*EXERCISE INSTRUCTIONS*. Retype the lines beneath this one, from the first through the line containing "KSF_TO_MPA, 1600 *". Pictures are left out.

*DATA FOR PROCESSING*.
** START **
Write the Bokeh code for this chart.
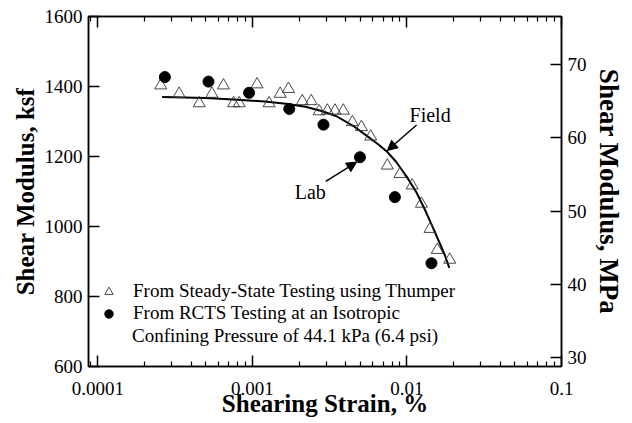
from bokeh.plotting import figure
from bokeh.models import (Range1d, LinearAxis, LogAxis, FixedTicker, Label, Arrow,
                          NormalHead, Legend, LegendItem)
from bokeh.embed import file_html
from bokeh.resources import INLINE

# ---- data ----
thumper_strain = [2.55e-4, 3.35e-4, 4.52e-4, 5.46e-4, 6.49e-4, 7.54e-4, 8.2e-4, 1.07e-3,
                  1.28e-3, 1.51e-3, 1.71e-3, 2.1e-3, 2.4e-3, 2.7e-3, 3.05e-3, 3.42e-3,
                  3.87e-3, 4.43e-3, 5.07e-3, 5.82e-3, 7.46e-3, 9.0e-3, 1.08e-2, 1.24e-2,
                  1.41e-2, 1.57e-2, 1.89e-2]
thumper_G = [1403, 1379, 1352, 1379, 1403, 1352, 1352, 1406, 1352, 1379, 1393, 1358,
             1358, 1329, 1331, 1331, 1331, 1298, 1284, 1257, 1174, 1150, 1117, 1065,
             993, 933, 905]

rcts_strain = [2.71e-4, 5.19e-4, 9.5e-4, 1.73e-3, 2.88e-3, 4.96e-3, 8.35e-3, 1.44e-2]
rcts_G = [1427, 1414, 1382, 1336, 1291, 1198, 1084, 895]

field_strain = [2.6e-4, 5e-4, 8e-4, 1.2e-3, 1.7e-3, 2.2e-3, 2.8e-3, 3.5e-3, 4.5e-3,
                5.5e-3, 6.5e-3, 7.5e-3, 8.5e-3, 1.0e-2, 1.15e-2, 1.3e-2, 1.45e-2,
                1.6e-2, 1.75e-2, 1.88e-2]
field_G = [1370, 1367, 1362, 1357, 1350, 1342, 1330, 1315, 1287, 1259, 1235, 1212,
           1185, 1141, 1098, 1050, 1003, 960, 920, 882]

x_ticks = [0.0001, 0.001, 0.01, 0.1]
x_tick_labels = ["0.0001", "0.001", "0.01", "0.1"]
y_ticks = [600, 800, 1000, 1200, 1400, 1600]
mpa_ticks = [30, 40, 50, 60, 70]
KSF_TO_MPA = 0.04788

FONT = "Liberation Serif"

p = figure(width=632, height=423, x_axis_type="log",
           x_range=Range1d(8.68e-5, 0.1), y_range=Range1d(600, 1600),
           output_backend="svg", toolbar_location=None,
           min_border_left=88, min_border_right=71, min_border_top=16,
           min_border_bottom=57)
p.grid.visible = False
p.outline_line_color = "black"
p.outline_line_width = 1.5
p.background_fill_color = "white"
p.border_fill_color = "white"

bottom = p.below[0]
left = p.left[0]

p.extra_y_ranges = {"mpa": Range1d(600 * KSF_TO_MPA, 1600 * KSF_TO_MPA)}

minor_x = [k * 10.0 ** e for e in range(-5, -1) for k in range(2, 10)]

bottom.ticker = FixedTicker(ticks=x_ticks, minor_ticks=minor_x)
bottom.major_label_overrides = dict(zip(x_ticks, x_tick_labels))
bottom.axis_label = "Shearing Strain, %"
left.ticker = FixedTicker(ticks=y_ticks, minor_ticks=[])
left.axis_label = "Shear Modulus, ksf"

top = LogAxis(ticker=FixedTicker(ticks=x_ticks, minor_ticks=minor_x),
              major_label_text_font_size="1px", major_label_text_color=None,
              major_label_standoff=0)
p.add_layout(top, "above")
right = LinearAxis(y_range_name="mpa", ticker=FixedTicker(ticks=mpa_ticks, minor_ticks=[]),
                   axis_label="Shear Modulus, MPa")
p.add_layout(right, "right")

for ax in [bottom, left, top, right]:
    ax.major_tick_in = 11
    ax.major_tick_out = 0
    ax.minor_tick_in = 5
    ax.minor_tick_out = 0
    ax.axis_line_width = 1.5
    ax.axis_line_color = "black"
    ax.major_tick_line_width = 1.5
    ax.major_tick_line_color = "black"
    ax.minor_tick_line_width = 1.2
    ax.minor_tick_line_color = "black"
    ax.major_label_text_font = FONT
    ax.axis_label_text_font = FONT
    ax.axis_label_text_font_style = "bold"
    ax.axis_label_text_font_size = "25px"
    ax.axis_label_text_color = "black"
right.axis_label_text_font_size = "27px"

for ax in [bottom, left, right]:
    ax.major_label_text_font_size = "19px"
    ax.major_label_text_color = "black"
bottom.major_label_standoff = 15
bottom.axis_label_standoff = -8
left.major_label_standoff = 6
left.axis_label_standoff = 3
right.major_label_standoff = 6
right.axis_label_standoff = 4

line = p.line(field_strain, field_G, line_width=2, color="black")
tri = p.scatter(thumper_strain, thumper_G, marker="triangle", size=12,
                fill_color=None, line_color="#333333", line_width=0.9)
circ = p.scatter(rcts_strain, rcts_G, marker="circle", size=11,
                 fill_color="black", line_color="black")

legend = Legend(items=[LegendItem(label="From Steady-State Testing using Thumper", renderers=[tri]),
                       LegendItem(label="From RCTS Testing at an Isotropic", renderers=[circ])],
                location=(10, 42), label_text_font=FONT, label_text_font_size="19px",
                label_text_color="black",
                border_line_color=None, background_fill_alpha=0, padding=0, margin=0,
                spacing=0, glyph_width=21, glyph_height=21, label_height=21,
                label_standoff=14)
p.add_layout(legend)

p.add_layout(Label(x=1.659e-4, y=689, text="Confining Pressure of 44.1 kPa (6.4 psi)",
                   text_font=FONT, text_font_size="19px", text_baseline="middle",
                   text_align="left", text_color="black"))

p.add_layout(Label(x=1.039e-2, y=1320, text="Field", text_font=FONT, text_font_size="20px",
                   text_baseline="middle", text_align="left", text_color="black"))
p.add_layout(Label(x=1.877e-3, y=1100, text="Lab", text_font=FONT, text_font_size="20px",
                   text_baseline="middle", text_align="left", text_color="black"))

p.add_layout(Arrow(x_start=1.154e-2, y_start=1290, x_end=7.46e-3, y_end=1217,
                   line_width=1.5, line_color="black",
                   end=NormalHead(size=10, fill_color="black", line_color="black")))
p.add_layout(Arrow(x_start=2.978e-3, y_start=1129, x_end=4.724e-3, y_end=1184,
                   line_width=1.5, line_color="black",
                   end=NormalHead(size=10, fill_color="black", line_color="black")))

open("out.html", "w").write(file_html(p, INLINE))
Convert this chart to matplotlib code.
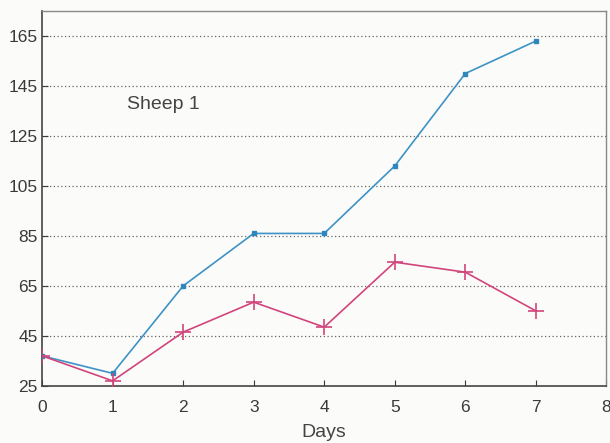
import matplotlib
matplotlib.use("Agg")
import matplotlib.pyplot as plt

days = [0, 1, 2, 3, 4, 5, 6, 7]
series_blue = [37, 30, 65, 86, 86, 113, 150, 163]
series_pink = [37, 27, 46.5, 58.5, 48.5, 74.5, 70.5, 55]
yticks = [25, 45, 65, 85, 105, 125, 145, 165]
xticks = [0, 1, 2, 3, 4, 5, 6, 7, 8]

plt.rcParams['font.family'] = ['Liberation Sans', 'DejaVu Sans']
bg = '#fbfbf9'
fig = plt.figure(figsize=(6.10, 4.43), dpi=100, facecolor=bg)
ax = fig.add_axes([0.069, 0.129, 0.925, 0.846], facecolor=bg)

ax.plot(days, series_blue, color='#3d93c6', lw=1.2, marker='s', ms=3.5,
        mec='#2f86bd', mfc='#2f86bd', zorder=3)
ax.plot(days, series_pink, color='#d2447c', lw=1.2, marker='+', ms=12,
        mew=1.2, zorder=3)

ax.set_xlim(0, 8)
ax.set_ylim(25, 175)
ax.set_xticks(xticks)
ax.set_yticks(yticks)
ax.tick_params(axis='both', direction='in', length=4, width=0.8,
               labelsize=12.5, colors='#3a3a3a')
ax.tick_params(axis='x', pad=10)
ax.tick_params(axis='y', pad=3)
for y in yticks[1:]:
    ax.axhline(y, color='#666666', lw=0.9, ls=(0, (1, 2)), zorder=1)

for s in ['left', 'bottom']:
    ax.spines[s].set_color('#444444')
    ax.spines[s].set_linewidth(1.2)
for s in ['top', 'right']:
    ax.spines[s].set_color('#888888')
    ax.spines[s].set_linewidth(1.0)

ax.text(1.2, 137.8, 'Sheep 1', fontsize=14, color='#444444', va='center', ha='left')
ax.set_xlabel('Days', fontsize=14, color='#444444', labelpad=7)

fig.savefig('out.png', dpi=100, facecolor=bg)
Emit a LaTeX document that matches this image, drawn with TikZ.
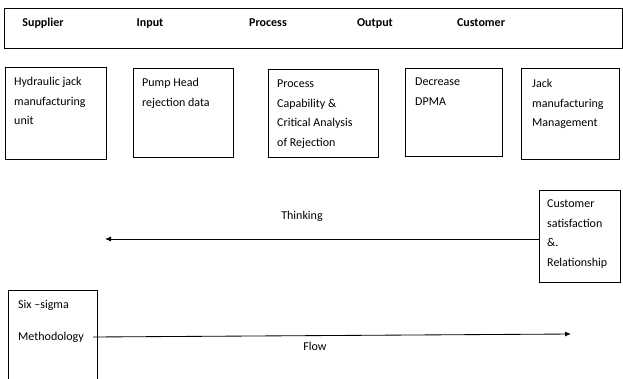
\documentclass[tikz,border=0pt]{standalone}
\usepackage{fontspec}
\setmainfont{Carlito}
\usetikzlibrary{arrows.meta,positioning}

\tikzset{
  box/.style={draw, line width=0.85pt, rectangle, inner sep=0pt, anchor=north west},
  boxtext/.style={anchor=north west, align=left, inner sep=0pt, font=\fontsize{12}{19.5}\selectfont},
  head/.style={font=\bfseries\fontsize{12}{14}\selectfont, inner sep=0pt, anchor=base},
  plain/.style={font=\fontsize{12}{14}\selectfont, inner sep=0pt},
  flowarrow/.style={draw, line width=0.85pt, -{Latex[length=6pt,width=5pt]}},
}

\begin{document}
\begin{tikzpicture}[x=1pt,y=-1pt]
  \useasboundingbox (0,0) rectangle (623,378);

  % header strip
  \node[box, minimum width=618pt, minimum height=40pt] (headbox) at (4,8) {};
  \node[head] (hsup) at (43,26.5) {Supplier};
  \node[head] (hin) at (150,26.5) {Input};
  \node[head] (hproc) at (268,26.5) {Process};
  \node[head] (hout) at (375,26.5) {Output};
  \node[head] (hcust) at (481,26.5) {Customer};

  % SIPOC boxes
  \node[box, minimum width=101pt, minimum height=92pt] (supbox) at (5,67) {};
  \node[boxtext] (suptext) at ([xshift=9pt,yshift=-10pt]supbox.north west) {Hydraulic jack\\manufacturing\\unit};

  \node[box, minimum width=100pt, minimum height=89pt] (inbox) at (133,68) {};
  \node[boxtext] (intext) at ([xshift=9pt,yshift=-10pt]inbox.north west) {Pump Head\\rejection data};

  \node[box, minimum width=110pt, minimum height=88pt] (procbox) at (268,69) {};
  \node[boxtext] (proctext) at ([xshift=9pt,yshift=-11pt]procbox.north west) {Process\\Capability \&\\Critical Analysis\\of Rejection};

  \node[box, minimum width=97pt, minimum height=88pt] (outbox) at (405,68) {};
  \node[boxtext] (outtext) at ([xshift=10pt,yshift=-10pt]outbox.north west) {Decrease\\DPMA};

  \node[box, minimum width=98pt, minimum height=91pt] (custbox) at (521,68) {};
  \node[boxtext] (custtext) at ([xshift=11pt,yshift=-11pt]custbox.north west) {Jack\\manufacturing\\Management};

  % feedback
  \node[box, minimum width=81pt, minimum height=92pt] (satbox) at (539,190) {};
  \node[boxtext] (sattext) at ([xshift=8pt,yshift=-10pt]satbox.north west) {Customer\\satisfaction\\\&.\\Relationship};
  \coordinate (thinkend) at (105,239);
  \draw[flowarrow] (satbox.west |- thinkend) -- (thinkend);
  \node[plain] (thinklabel) at (302,216) {Thinking};

  % six sigma
  \draw[line width=0.85pt] (8,382) -- (8,290) -- (97,290) -- (97,382);
  \node[plain, anchor=west] (sixsigma) at (18,305) {Six –sigma};
  \node[plain, anchor=west] (method) at (18,337) {Methodology};
  \coordinate (flowend) at (571,334);
  \draw[flowarrow] ([xshift=9pt]method.east) -- (flowend);
  \node[plain] (flowlabel) at (315,346) {Flow};
\end{tikzpicture}
\end{document}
** END **
*THE RESPONSE*.
Write the Bokeh code for this chart.
from bokeh.plotting import figure
from bokeh.models import (Range1d, LinearAxis, LogAxis, FixedTicker, Label, Arrow,
                          NormalHead, Legend, LegendItem)
from bokeh.embed import file_html
from bokeh.resources import INLINE

# ---- data ----
thumper_strain = [2.55e-4, 3.35e-4, 4.52e-4, 5.46e-4, 6.49e-4, 7.54e-4, 8.2e-4, 1.07e-3,
                  1.28e-3, 1.51e-3, 1.71e-3, 2.1e-3, 2.4e-3, 2.7e-3, 3.05e-3, 3.42e-3,
                  3.87e-3, 4.43e-3, 5.07e-3, 5.82e-3, 7.46e-3, 9.0e-3, 1.08e-2, 1.24e-2,
                  1.41e-2, 1.57e-2, 1.89e-2]
thumper_G = [1403, 1379, 1352, 1379, 1403, 1352, 1352, 1406, 1352, 1379, 1393, 1358,
             1358, 1329, 1331, 1331, 1331, 1298, 1284, 1257, 1174, 1150, 1117, 1065,
             993, 933, 905]

rcts_strain = [2.71e-4, 5.19e-4, 9.5e-4, 1.73e-3, 2.88e-3, 4.96e-3, 8.35e-3, 1.44e-2]
rcts_G = [1427, 1414, 1382, 1336, 1291, 1198, 1084, 895]

field_strain = [2.6e-4, 5e-4, 8e-4, 1.2e-3, 1.7e-3, 2.2e-3, 2.8e-3, 3.5e-3, 4.5e-3,
                5.5e-3, 6.5e-3, 7.5e-3, 8.5e-3, 1.0e-2, 1.15e-2, 1.3e-2, 1.45e-2,
                1.6e-2, 1.75e-2, 1.88e-2]
field_G = [1370, 1367, 1362, 1357, 1350, 1342, 1330, 1315, 1287, 1259, 1235, 1212,
           1185, 1141, 1098, 1050, 1003, 960, 920, 882]

x_ticks = [0.0001, 0.001, 0.01, 0.1]
x_tick_labels = ["0.0001", "0.001", "0.01", "0.1"]
y_ticks = [600, 800, 1000, 1200, 1400, 1600]
mpa_ticks = [30, 40, 50, 60, 70]
KSF_TO_MPA = 0.04788

FONT = "Liberation Serif"

p = figure(width=632, height=423, x_axis_type="log",
           x_range=Range1d(8.68e-5, 0.1), y_range=Range1d(600, 1600),
           output_backend="svg", toolbar_location=None,
           min_border_left=88, min_border_right=71, min_border_top=16,
           min_border_bottom=57)
p.grid.visible = False
p.outline_line_color = "black"
p.outline_line_width = 1.5
p.background_fill_color = "white"
p.border_fill_color = "white"

bottom = p.below[0]
left = p.left[0]

p.extra_y_ranges = {"mpa": Range1d(600 * KSF_TO_MPA, 1600 * KSF_TO_MPA)}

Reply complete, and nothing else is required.